Advertisement

No, Kagan Does Not Need To Recuse Herself From Health Care Litigation

The constitutional case against health reform is exceptionally weak — even ultraconservatives like Chief Justice Roberts and Justice Scalia reject a narrow vision of the Constitution which would hold this law unconstitutional. So with the cards already laid out against them, the right has decided it needs to stack the deck by eliminating justices who are likely to uphold the law. Today’s Wall Street Journal editorial falsely claiming that Supreme Court nominee Elena Kagan must recuse herself from health care litigation just their first cut at this deck stacking:

Ms. Kagan was unlikely to have been consulted on the merits of health-care policy, and even if she did express an opinion on policy this would not be grounds for recusal. The legal precedents on that are clear.

Recusal arises as a matter of judicial ethics if as a government official she expressed an opinion on the merits of the health-care litigation. This is what she would have to render a judgment on were she to be confirmed for the High Court. It is also the question on which she is likely to have participated given her role at the Justice Department.

Simply put, the WSJ is not telling the truth about when a judge must recuse themselves. Later in the editorial, the WSJ quotes the federal law governing recusals by judges who are former government officials — judges must recuse themselves from cases where they “participated as counsel, adviser or material witness concerning the proceeding or expressed an opinion concerning the merits of the particular case in controversy” — but this language does not say what the WSJ wants it to say.

Advertisement

To have “participated” in a “particular case in controversy,” a judge must have been a lawyer, adviser or witness in the exact same lawsuit that is now before their court. Because none of the health care cases currently pending in federal court have been appealed, Kagan would not have done any work on those specific cases. Normally, the Solicitor General first becomes involved in federal litigation at the appellate level, if at all.

Contrary to the WSJ’s claim, a judge is not required to recuse themselves simply because they have previously expressed an opinion on a legal issue that is now before them in a new case, even if they expressed that opinion while giving advice to a client. Were judges forbidden from deciding issues that they have already expressed opinions on, Justices Scalia and Thomas would be required to recuse themselves from all abortion cases, since they have both previously expressed the opinion that Roe v. Wade should be overruled.

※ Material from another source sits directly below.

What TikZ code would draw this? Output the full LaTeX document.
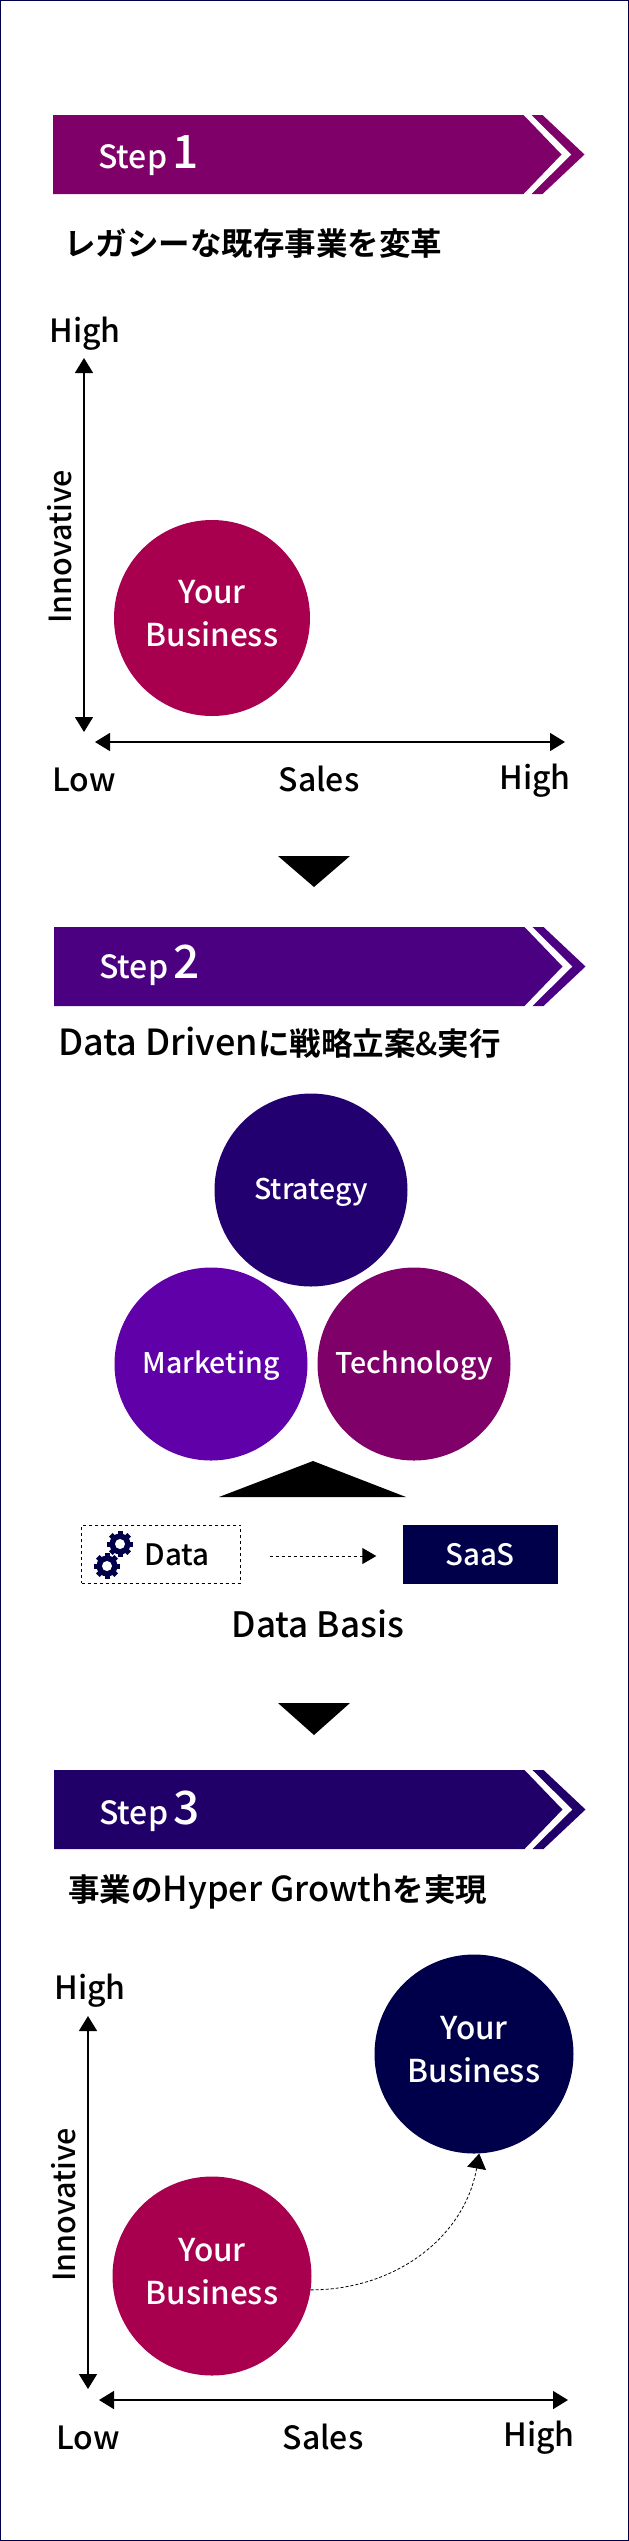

There is also ample precedent indicating that Kagan does not need to recuse herself from health care litigation. The last Solicitor General to be elevated to the Supreme Court was Justice Thurgood Marshall. Of the 53 cases Justice Marshall recused himself from due to his work as SG, 48 were cases that he had previously signed a brief in, and the other five were all cases where he either authorized an appeal or otherwise was involved in that exact same case. Justice Marshall did not recuse himself from a single case that he had not previously done work on, and he certainly didn’t recuse himself from all school desegregation cases, even though he had done significant previous litigation in that area.

Likewise, Justice Hugo Black actually wrote the Fair Labor Standards Act while he was a senator, but Justice Black repeatedly heard cases interpreting this law while he served as a justice.

So the WSJ is simply making things up when it claims that Kagan is required to recuse herself from health care litigation. Just like the frivilous lawsuits claiming that health reform is unconstitutional, the WSJ claims that it can make up the law as it goes.